The better special teams units haven't been enough to compensate, and the team is sliding right out of a playoff spot. They currently stand at 19th in the league at points percentage.
A team that once looked so promising, and that had around a 70% chance to make the playoffs, now stands at 16.1%.
Now that we know the problem lies at 5-on-5, it isn't hard to diagnose.
Dave Bolland was put back in the lineup on December 8th, against the St. Louis Blues, after missing 21 games due to injury. Since then, the team's playoff chances have dropped from about 70% to the aforementioned 16.1%. The problem hasn't all been Bolland, however. He's one player on a roster of 20.
So what's another significant date to look at? How about, January 19th? The last game before the All-Star Break?
The significance of that day is that it was the first game Sean Bergenheim was a healthy scratch, as well as the last time Vincent Trocheck would play for the Cats until he was recalled for Sunday's loss against the Penguins. Bergenheim hasn't played in ten of the sixteen games that followed, and Trocheck was in San Antonio.
So if we isolate the Panthers playoff chances, and look at how they've fared after those two days, what type of trends do we see?
Downward. To make matters worse, Shawn Thornton returned to the lineup on January 29th, after missing 21 games due to injury. He's only missed two games since returning.
The team's CF% has taken a nose dive since then. It's not hard to see why.
So, the team has gotten worse because these two have been in the lineup. Both of them were brought in during the offseason. Both were predicted to be bad signings, by publicly available data.
Yea, the Panthers signed him. pic.twitter.com/Lv2ROMUw9p— Shane O'Donnell (@shane1342o) July 17, 2014
I don't see how people can still be happy with the way that Dale Tallon and Gerard Gallant have handled this team.
Gallant has pushed the team's best possession forward out of the lineup and most likely off the team. He also consistently plays Shawn Thornton, even though he could put other players in the lineup and give himself the ability to roll four lines.
Tallon has brought in two pieces of deadweight who hurt the team at 5-on-5, and kept players who can actually help (Vincent Trocheck and Drew Shore) in the minors. Not only has this affected the team's on ice play, it also led to the trading of Shore, for very little in return.
I've held back for a while. I've trusted management for a while. I hoped they knew what was right. They have an analytics guy who is there to help, I told myself. They have someone they can get this information from.
I was wrong. They are drastically misusing Brian MacDonald. From ESPN's Great Analytics Rankings, which came out today (emphasis my own):
Let's break that quote down.
"Anywhere there is data in this organization, I've tried to get my hands in it a little bit."
Ok. That's good. I would hope that, as the Director of HOCKEY Analytics, this means he's trying to look at the big picture stats, like Corsi, as well as micro stats like zone entries, and passes. That would be great, to get the coach some info as well as the general manager.
"That includes the business side of things now, also."

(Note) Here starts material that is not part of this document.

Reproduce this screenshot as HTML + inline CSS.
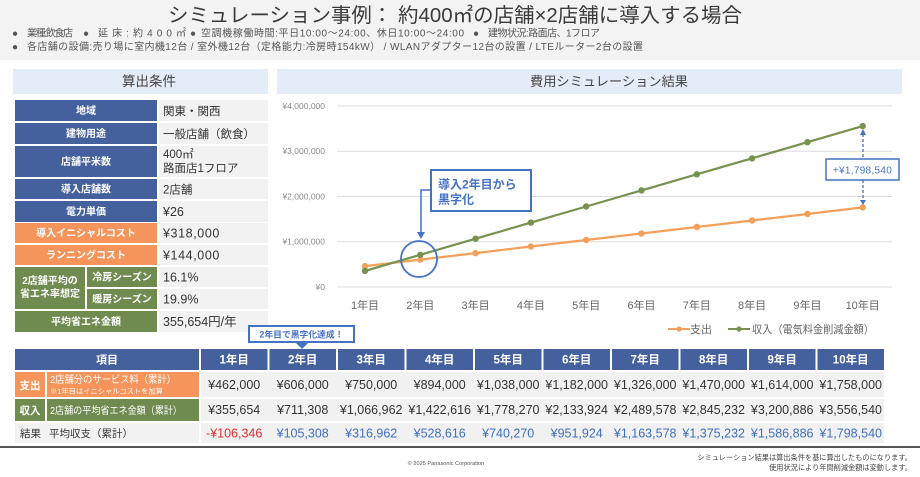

Wait, I thought he was the Director of HOCKEY Analytics?
"The past couple months, I've been doing more business than hockey."
This was a playoff caliber team. It isn't anymore. Management made too many mistakes this season, and it's not like they weren't predictable mistakes.
People have a right to be pissed off at Tallon Inc. I would love to watch playoff hockey in South Florida this season. I doubt I'll get the chance to now.